Do you feel it's difficult to advocate for the Israeli government?
"Abroad, I don't see myself as a defender of the government's positions, but rather of the country. In practice, it is very difficult for people - at Harvard and elsewhere, including those who are supportive of Israel - to disconnect Israel's serious security problem and the need to protect the country and its citizens from the criticism towards the government, and that's why they see everything negatively."
What did you think of the hearing held for the president of Harvard?
"Personally, I'm glad that she left. The president of a university who cannot express a firm position against the call for genocide - of the Jewish people in this case - is crossing all red lines. There is no moral or public ability for such a person to continue leading such a prestigious university. We were a group of faculty people who wanted her to resign, but we were a minority. The absolute majority of the faculty members supported her staying."

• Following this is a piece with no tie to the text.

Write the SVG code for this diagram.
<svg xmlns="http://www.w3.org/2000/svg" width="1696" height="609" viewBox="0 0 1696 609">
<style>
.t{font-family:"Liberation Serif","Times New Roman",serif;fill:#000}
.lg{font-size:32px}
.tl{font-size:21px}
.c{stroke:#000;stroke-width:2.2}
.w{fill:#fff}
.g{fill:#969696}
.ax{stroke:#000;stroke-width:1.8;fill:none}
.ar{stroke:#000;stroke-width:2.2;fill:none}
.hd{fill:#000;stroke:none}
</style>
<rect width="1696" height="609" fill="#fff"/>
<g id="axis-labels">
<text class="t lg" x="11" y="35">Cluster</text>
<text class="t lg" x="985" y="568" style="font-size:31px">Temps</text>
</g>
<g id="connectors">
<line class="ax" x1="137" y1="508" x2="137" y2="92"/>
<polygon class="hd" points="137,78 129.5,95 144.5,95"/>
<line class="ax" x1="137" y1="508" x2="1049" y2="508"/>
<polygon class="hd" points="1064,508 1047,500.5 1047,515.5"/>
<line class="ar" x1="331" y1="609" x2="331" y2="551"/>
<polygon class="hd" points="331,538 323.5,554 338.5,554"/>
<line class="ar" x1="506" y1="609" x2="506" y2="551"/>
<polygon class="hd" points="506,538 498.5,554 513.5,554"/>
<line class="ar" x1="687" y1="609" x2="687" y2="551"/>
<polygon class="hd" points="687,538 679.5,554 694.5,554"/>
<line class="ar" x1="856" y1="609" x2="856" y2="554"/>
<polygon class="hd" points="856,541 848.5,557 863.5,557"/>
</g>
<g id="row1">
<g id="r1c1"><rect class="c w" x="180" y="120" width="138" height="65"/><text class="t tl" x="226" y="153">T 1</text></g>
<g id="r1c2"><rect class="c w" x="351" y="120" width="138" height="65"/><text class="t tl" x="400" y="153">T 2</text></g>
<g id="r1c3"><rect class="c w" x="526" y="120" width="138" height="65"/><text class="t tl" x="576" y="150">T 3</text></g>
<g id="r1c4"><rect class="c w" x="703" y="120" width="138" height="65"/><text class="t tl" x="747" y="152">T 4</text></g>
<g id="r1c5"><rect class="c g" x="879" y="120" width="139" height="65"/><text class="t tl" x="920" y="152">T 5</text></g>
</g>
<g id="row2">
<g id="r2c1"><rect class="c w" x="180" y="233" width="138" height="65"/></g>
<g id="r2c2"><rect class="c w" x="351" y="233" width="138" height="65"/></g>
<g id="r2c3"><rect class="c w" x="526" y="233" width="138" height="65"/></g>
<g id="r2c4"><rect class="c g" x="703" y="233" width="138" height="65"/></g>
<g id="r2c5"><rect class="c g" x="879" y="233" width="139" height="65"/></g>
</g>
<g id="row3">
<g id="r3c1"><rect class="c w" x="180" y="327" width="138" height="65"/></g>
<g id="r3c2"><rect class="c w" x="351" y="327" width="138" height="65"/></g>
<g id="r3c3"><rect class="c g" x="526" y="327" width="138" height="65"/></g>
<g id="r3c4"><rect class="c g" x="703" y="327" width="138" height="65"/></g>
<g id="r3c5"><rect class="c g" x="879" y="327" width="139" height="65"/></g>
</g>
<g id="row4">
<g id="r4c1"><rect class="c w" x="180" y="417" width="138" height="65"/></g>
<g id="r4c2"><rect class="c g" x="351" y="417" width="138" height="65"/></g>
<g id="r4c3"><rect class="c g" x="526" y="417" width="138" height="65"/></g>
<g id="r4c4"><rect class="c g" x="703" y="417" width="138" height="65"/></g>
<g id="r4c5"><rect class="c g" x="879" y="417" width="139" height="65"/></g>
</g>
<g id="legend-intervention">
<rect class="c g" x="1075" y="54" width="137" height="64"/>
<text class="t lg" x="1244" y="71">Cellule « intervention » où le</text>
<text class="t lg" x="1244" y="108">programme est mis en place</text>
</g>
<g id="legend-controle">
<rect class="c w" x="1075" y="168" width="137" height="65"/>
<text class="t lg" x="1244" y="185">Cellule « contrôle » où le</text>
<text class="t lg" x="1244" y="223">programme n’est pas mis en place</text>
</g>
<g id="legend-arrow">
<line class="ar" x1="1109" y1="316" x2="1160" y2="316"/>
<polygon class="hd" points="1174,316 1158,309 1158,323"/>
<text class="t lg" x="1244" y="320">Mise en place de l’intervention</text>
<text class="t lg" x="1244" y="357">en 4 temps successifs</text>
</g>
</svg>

But when in Israel, he is an Israeli concerned about what is happening here - the constant radicalization, the fading chance for another young person like him, to take a similar path. "In my home, this was the required path - my father was an ultra-Orthodox person in many ways, but also an educated person, an academic, a professor at the university. And that's what I was taught. But today, the chance for a young boy to study in high school, then a high yeshiva, then a university and also serve in the army - is unfortunately rare. But it is possible that ultra-Orthodox men would serve in the military due to the new reality we are facing, and it will happen relatively soon. These are changes in the right direction."
Would you recommend your young grandchildren to live in Israel?

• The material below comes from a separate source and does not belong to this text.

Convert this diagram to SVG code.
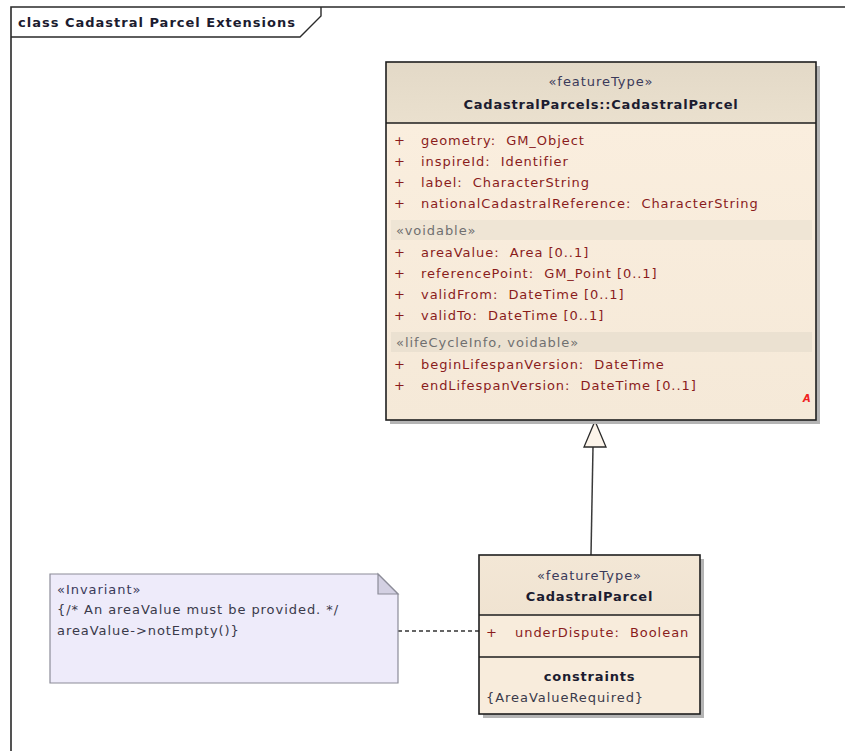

"I am raising my children and grandchildren according to the values of Zionism, and of course, I would like to see them tie their fate in the State of Israel. On the other hand, it's not easy to tell a young person today to raise a family and build a life in a place where there is no basic security. And I hear from many experts that October 7 is not an 'existential threat' - unlike Iran. In my opinion, that is wrong because an existential threat is not a tank in Tel Aviv, but rather a threat to civil society's ability to function reasonably and to prosper. And this is the first time that this security has been shaken in a very fundamental way."
Sompolinsky avoids expressing any political views and prefers to be careful, even if in private conversations with colleagues he speaks freely about the need for change and the necessity to restore the required trust in the country and its capabilities.
"I'm not against elections now, I'm just not sure that their results would be satisfactory to us," he agrees to say. "There are deep trends here that need to be fought and this would be a long-term and a cultural struggle, which must be done through education. The trend of right-wing extremism, both among the secular public and among the religious and ultra-Orthodox public, will not disappear in a blink of an eye after elections."
I assume that you have received offers from social groups or political parties to join them.
"Each person should recognize his abilities and limitations and priorities. I dedicate my life to science and research and teaching, and this requires more than a full-time job."
Do you have some leisure time?
"I try to keep fit. I run. And I like to read non-fiction writing which involves Jewish philosophy and modern and new currents in Judaism, as well as philosophy of science and soul."
If tomorrow I force you to retire, what do you do?
"My luck is that I am a theoretical researcher. It is very difficult for the brain to retire."